Greetings Brothers and Sisters,   

Not long ago, I was emailed a short devotion.  It spoke of an ancient Christian teacher named Pamphilus who was on trial for his life in 4th century Rome (when Christianity was illegal).  

As he dealt with the judge, Pamphilus let it slip that his home was “Jerusalem.”  The Jerusalem to which Pamphilus referred was the New Jerusalem that John and all believers in Christ look forward to seeing someday. 

Now it’s important to remember that the earthly city of Jerusalem had actually been destroyed in 70 A.D.…several hundred years before.  But the Roman judge (who had no knowledge whatsoever of a city by the name Jerusalem) nearly drove himself crazy trying to figure out where this new, rebellious Christian settlement was located.  

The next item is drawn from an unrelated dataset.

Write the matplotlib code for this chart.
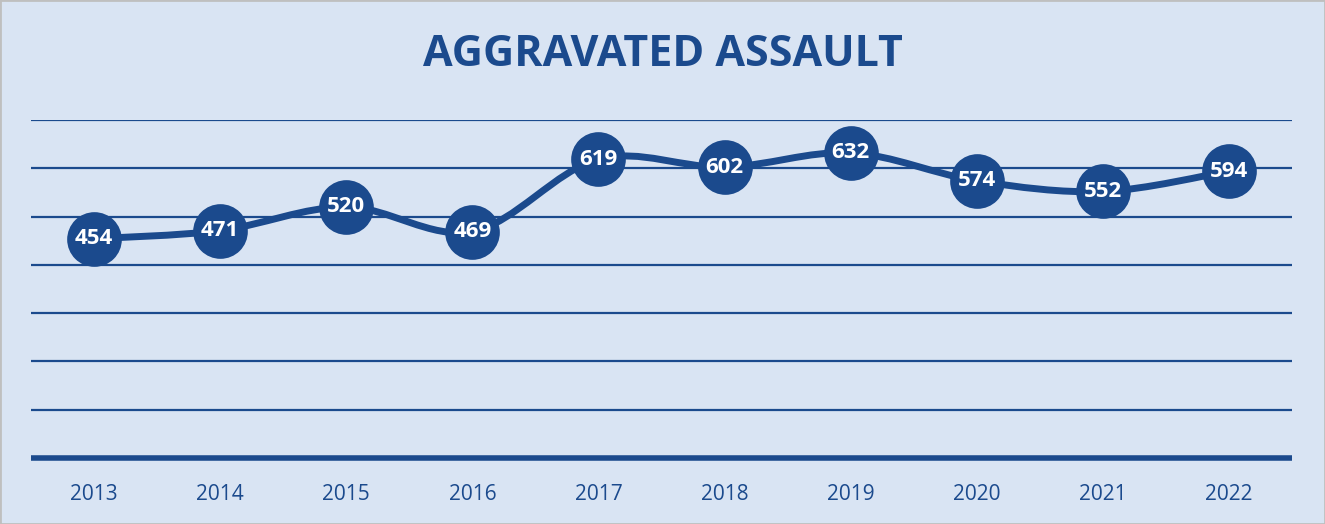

The main purpose of this devotion was to remind us to be clear in our speech, especially when dealing with those people who are outside the faith.  The lesson was that the witness of Pamphilus was ineffective, because he was using words that didn’t communicate anything to his listeners… listeners who didn’t have a background in the language of the faith.  And the point intended by the devotion’s author is well-taken.  We do need to be sensitive to the training (or lack thereof) of those people who are first hearing the Good News of Jesus Christ (especially in a day and age when more and more people are growing up without any knowledge of the Bible—at all).  But I have a different point to make with this story.  

How often do we Christians, ourselves, get lost in our own language.  Whether it’s speech about forgiveness from sins… or talk of “righteousness”… or even chatting about “God’s plan” and “Heaven…” are we really sure what we mean?  When I read this story about Pamphilus and the Roman judge, my first impulse was to laugh.  I thought, That silly judge... walking around thinking that New Jerusalem is a real city.  

Then the absurdity of that thought hit me like a two-by-four between the eyes.  Oh, man!  It actually IS a real city!  Maybe Pamphilus’ mistake wasn’t leading the judge on a wild goose chase looking for a real city; maybe his mistake was in failing to present  just how real a city it is! 

 Everybody knows Christians as Bible readers (and perhaps as Bible-thumpers).  Even some people who disagree with us still call us People of the Book.  But the Season of Lent (coming this month!) reminds us that we are not people of just any old book.  We’re talking about the Word of God!  Bible stories are not just stories.  They are the story… of God’s activity in human history! 

And as we continue with our own walk to the cross this Lenten Season, we are called to remember just who it is that walks with us.  We called to remember just who it is that really (that is, in real life) took that walk first… Who really lived and breathed and died and rose…  Who really saved us… And Who really is coming back for us…  Amen.